Now that we can trap this signal, we have to alter our job script accordingly. We want to re-submit our job automatically whenever necessary after it has been terminated abruptly. So, we do know that if our job script does execute the trap function, the Sun Grid Engine has decided to kill it, probably because of this time limit issue. Obviously, our job can receive this signal because we have decided to terminate it on our own accord by means of running the qdel command. Therefore, we need a way to decide whether we do want our job to be resubmitted or not. Using an auxiliary file will do.

The trap function could look like:

function resubmit_myself () {
        # Don't resubmit if we don't want to:
        test -f $NO_RESUBMIT && exit 0
        # Otherwise, resubmit myself:
        $QSUB ./job.sh
}

We have to tell our job script to trap only the SIGTERM signal by means of running our resubmit_myself function just implemented:

trap resubmit_myself SIGTERM

A more or less complete job script could look like:

#!/bin/bash
NO_RESUBMIT="./resubmit.no"
QSUB="/opt/sge/bin/lx26-amd64/qsub"
#------------------------------------------------------------------
#       resubmit_myself()
#               This function is triggered when a SIGTERM signal
#               is received. This signal arrives whenever a "qdel"
#               command is issued, or when the the time limit has
#               expired
#------------------------------------------------------------------
function resubmit_myself () {
        # Don't resubmit if we don't want to:
        test -f $NO_RESUBMIT && exit 0
        # Otherwise, resubmit myself:
        $QSUB ./job.sh
}
 
trap resubmit_myself SIGTERM
 
#$ -S /bin/bash      
#$ -N AutoResubmitSample
 
#$ -o $JOB_NAME.$JOB_ID.out
#$ -e $JOB_NAME.$JOB_ID.err
 
#$ -q comuna.q
 
#$ -cwd
 
echo 'Job started at '
date
 
cd $SGE_O_WORKDIR/
# Run the actual job:
./myjob
 
# Job finished
echo 'Job ended at'
date

Running our job and letting it resubmit itself

 Whenever the resubmit.no file is not in our work directory, and as long as the job does not terminate its execution on its own accord, by means of calling the _exit() function, that is, whenever it is not ended because of the SIGTERM signal, as soon as SGE kills it because of this time limit exhaustion, our trap function will be executed and the job re-submitted.

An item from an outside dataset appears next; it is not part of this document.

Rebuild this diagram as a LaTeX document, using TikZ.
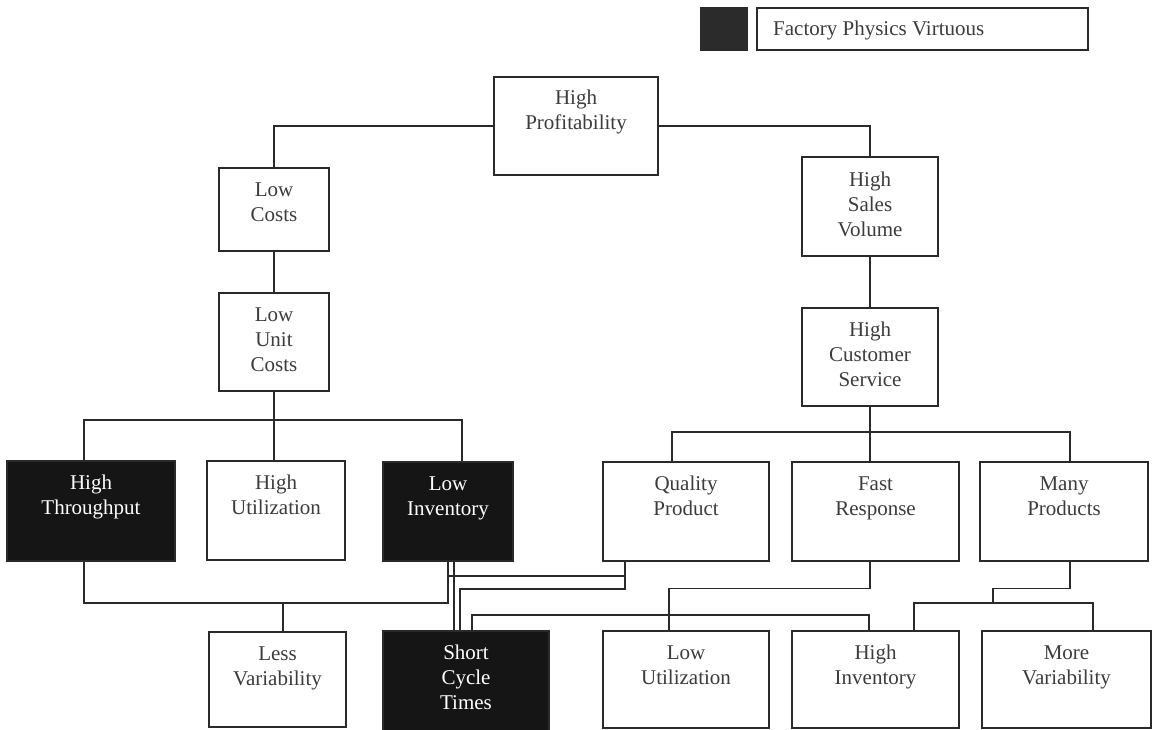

To test it, we can submit the job as usual:

qsub ./job.sh

And just wait for this 24 hours time limit to be reached. If our job is still running, it is going to be terminated and then re-submitted to the same queue once again, until it is completed.

If at some point we do not want this job to be re-submitted, we can prevent it by means of creating the auxiliar file previously mentioned this way:

touch resubmit.no

We can even remove this job by ourselves at any time by running the qdel command, but in order to do so we have to previously create this auxiliary file. Thus:

touch resubmit.no

qdel job-id

It seems fairly evident that the trap function is due to do more work than the one is actually doing in our sample script. Normally some adjustments and emendations are required – like renaming input-data files, and the sort – before allowing a process to be submitted to a SGE queue. Easy task to be done by means of extending the trap function functionalities.